When the construction is done, in a year or two, it likely will also affect the Hill Street intersection of Water, now being rebuilt by the developer of the Edgewater Village project.

This week, the Albany City Council approved an agreement calling on the city to borrow $13 million to pay for the sewer project. The loan from the state Department of Environmental Quality is for 20 years at 1 percent annual interest and a 0.5 percent fee on remaining principal. This yields an annual debt payment of about $750,000. The cost to the city will be more than offset by the expiration or reduction in payments on previous city debts, the council was told.

This big sewer project is necessary to fix a recurrent problem, overflows into the river, so the disruption it will cause can’t be helped. Let’s just hope that the problem really will get fixed once and for all. (hh)





9 responses to “Sewer project on the Clark Path”

  1. Gordon L. Shadle says:

    Is voter approval of this debt required under the requirements of CHAPTER IX, Section 44 of the City Charter?

    If the voter approval override in Paragraph d is cited, what Oregon statute authorizes the borrowing?

    • Hasso Hering says:

      I doubt it but I’ll check.

      • Hasso Hering says:

        I’ve checked, and the loan appears to be authorized by Oregon state law regardless of what it says in the Albany charter. Section 468.439 says a public agency may borrow money from the DEQ’s Water Pollution Control Revolving Fund “notwithstanding any limitation in any other provision of law or local charter.” This provision appears to override any local requirements regarding loans. (hh)

  2. tom cordier says:

    email to City attorney Sean Kidd
    Hello Sean– Resolution 6667 seems to violate Charter section 44 Debt Limit, a) ….”..or any other contract in which a party agrees to advance money to the City in exchange for the City’s agreement to repay the advanced funds with interest over a period on more that thirteen months.”

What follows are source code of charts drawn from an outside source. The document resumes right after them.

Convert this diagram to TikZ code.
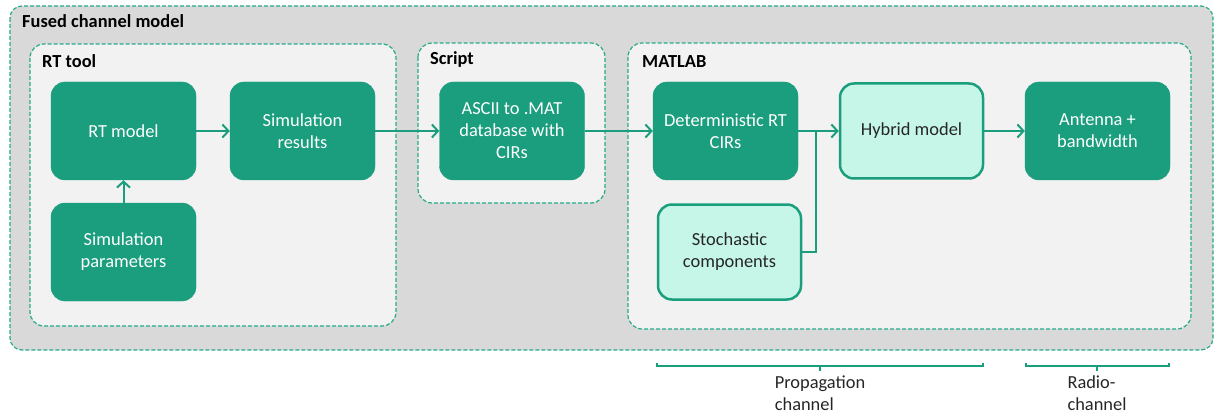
\documentclass[tikz,border=0pt]{standalone}
\usepackage{fontspec}
\setmainfont{Carlito}
\definecolor{chteal}{RGB}{26, 158, 126}
\definecolor{chmint}{RGB}{198, 246, 232}
\definecolor{chdash}{RGB}{40, 170, 138}
\definecolor{chouter}{RGB}{217, 217, 217}
\definecolor{chinner}{RGB}{242, 242, 242}
\usepackage{tikz}
\usetikzlibrary{arrows.meta, positioning}
\tikzstyle{darkbox} = [fill=chteal, draw=chteal, rounded corners=14pt, text=white,
                       minimum width=145pt, minimum height=98pt, align=center,
                       font=\fontsize{18.4}{22}\selectfont]
\tikzstyle{lightbox} = [fill=chmint, draw=chteal, line width=2.5pt, rounded corners=14pt,
                        text=black!85, minimum width=143pt, minimum height=95pt, align=center,
                        font=\fontsize{18.4}{22}\selectfont]
\tikzstyle{groupbox} = [fill=chinner, draw=chdash, line width=1.2pt,
                        dash pattern=on 4pt off 2pt, rounded corners=14pt]
\tikzstyle{grouplabel} = [anchor=base west, inner sep=0pt,
                          font=\fontsize{18.4}{22}\selectfont\bfseries]
\tikzstyle{flow} = [draw=chteal, line width=2pt, -{Straight Barb[length=6pt, width=13pt]}]
\tikzstyle{link} = [draw=chteal, line width=2pt]
\tikzstyle{brace} = [draw=chteal, line width=1.6pt]
\tikzstyle{bracelabel} = [anchor=north, align=left, inner sep=0pt,
                          font=\fontsize{18.4}{22}\selectfont, text=black!85]

\begin{document}
\begin{tikzpicture}[x=1pt, y=-1pt]
    \useasboundingbox (0,0) rectangle (1214,414);
    % frames
    \draw[groupbox, fill=chouter, rounded corners=12pt] (10,6) rectangle (1213,350);
    \node[grouplabel] (fusedlbl) at (22,28) {Fused channel model};
    \draw[groupbox] (30,44) rectangle (396,326);
    \node[grouplabel] (rtlbl) at (42,68) {RT tool};
    \draw[groupbox] (418,43) rectangle (605,203);
    \node[grouplabel] (scriptlbl) at (430,65) {Script};
    \draw[groupbox] (628,43) rectangle (1191,329);
    \node[grouplabel] (matlablbl) at (642,68) {MATLAB};
    % blocks
    \node[darkbox] (rtmodel) at (123.5,131) {RT model};
    \node[darkbox] (simres) at (302.5,131) {Simulation\\results};
    \node[darkbox] (simpar) at (123.5,252) {Simulation\\parameters};
    \node[darkbox] (ascii) at (512,131) {ASCII to .MAT\\database with\\CIRs};
    \node[darkbox] (detrt) at (725.5,131) {Deterministic RT\\CIRs};
    \node[lightbox] (hybrid) at (911.5,131) {Hybrid model};
    \node[darkbox] (antenna) at (1097.5,131) {Antenna +\\bandwidth};
    \node[lightbox] (stoch) at (729.5,252) {Stochastic\\components};
    \coordinate (joint) at (816,131);
    % arrows
    \draw[flow] (simpar) -- (rtmodel);
    \draw[flow] (rtmodel) -- (simres);
    \draw[flow] (simres) -- (ascii);
    \draw[flow] (ascii) -- (detrt);
    \draw[flow] (detrt) -- (hybrid);
    \draw[link] (stoch.east) -| (joint);
    \draw[flow] (hybrid) -- (antenna);
    % braces
    \coordinate (propL) at (657,366);
    \coordinate (propR) at (983,366);
    \coordinate (propM) at (820,366);
    \coordinate (radL) at (1026,366);
    \coordinate (radR) at (1169,366);
    \coordinate (radM) at (1097,366);
    \draw[brace] ([yshift=3pt]propL) -- (propL) -- (propR) -- ([yshift=3pt]propR);
    \draw[brace] (propM) -- ([yshift=-5pt]propM);
    \draw[brace] ([yshift=3pt]radL) -- (radL) -- (radR) -- ([yshift=3pt]radR);
    \draw[brace] (radM) -- ([yshift=-5pt]radM);
    \node[bracelabel] (proplbl) at ([yshift=-10pt]propM) {Propagation\\channel};
    \node[bracelabel] (radlbl) at ([yshift=-10pt]radM) {Radio-\\channel};
\end{tikzpicture}
\end{document}
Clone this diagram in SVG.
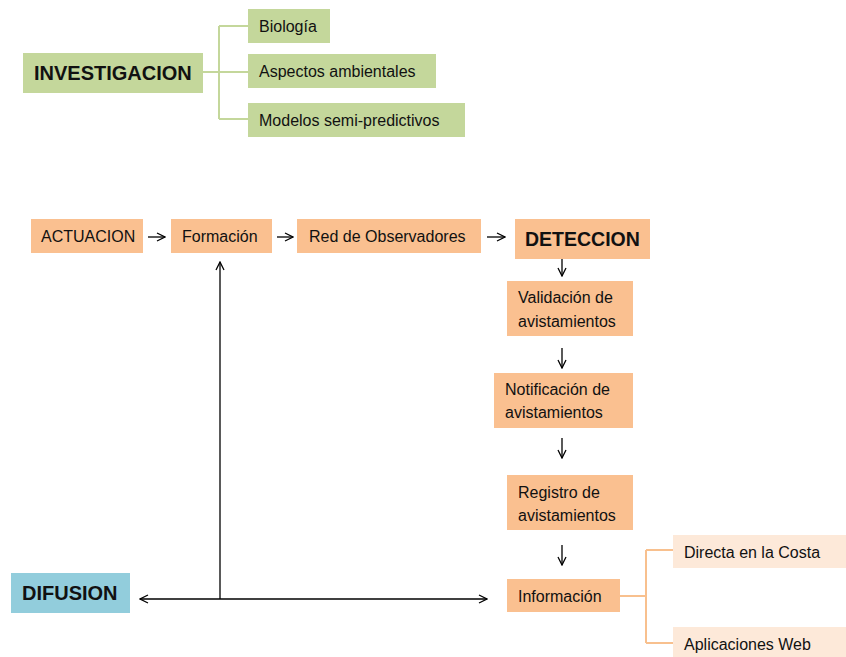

    Section 44 places a financial liability placed on councilors if this is violated.

    I am aware of Section 3 a) language of Res 6667 which attempts to go around the Charter language.

    Please advise by end of day Monday 3/5, since I am under a time constraint to file objections in Linn County Court.

    • Hasso Hering says:

      See my reply to Shadle below (or above, as the case may be). Take a look at ORS 468.439 and save yourself the Circuit Court filing fee. (hh)

  3. Ms J says:

    Was waiting for this to happen.

    In 2009, 70 million plus was spent on a new wastewater treatment plant (that is still half-functional) to prevent sewer overflows with no regard or thought to the system of pipes/pump stations that get the wastewater there.

    Meanwhile 9 years later & counting, sewage still spews into the Willamette River and now 13 million more is needed to fix things. I wouldn’t count on things being fixed, as Albany accountability is rarely a standard practice.

    Though this problem needs to be fixed, I question the competence of current City staffing considering their track record over the last ten years or so. I fully expect my sewer rates to go up again to pay for more incompetence.

    Just how many sewer overflows have occurred since 2009?
    Does anyone know this answer?

    • centrist says:

      Take a breath. Yup, the treatment plant hasn’t worked as intended. Blamestorming never fixed a real-world problem.
      Building a collector without a place to treat would have a gross error.

      • Ms J says:

        Call it blamestorming if you will, I see it more as chronic failure involving tens of millions of dollars over multiple projects & no end to this in sight. Staffing changes are needed or more taxpayer money is wasted to correct errors.

        You need both a collector and a treatment plant for the system to work, otherwise you are trying to run a race with one leg & results in this case are not pretty nor environmentally sound.

  4. Bob Woods says:

    Gordon and Tom are quite a pair. Lawsuits laced with indignation are just the thing to make sure that raw sewage continues to flow into creeks and rivers.

    “It’s an ill bird that fouls its own nest.”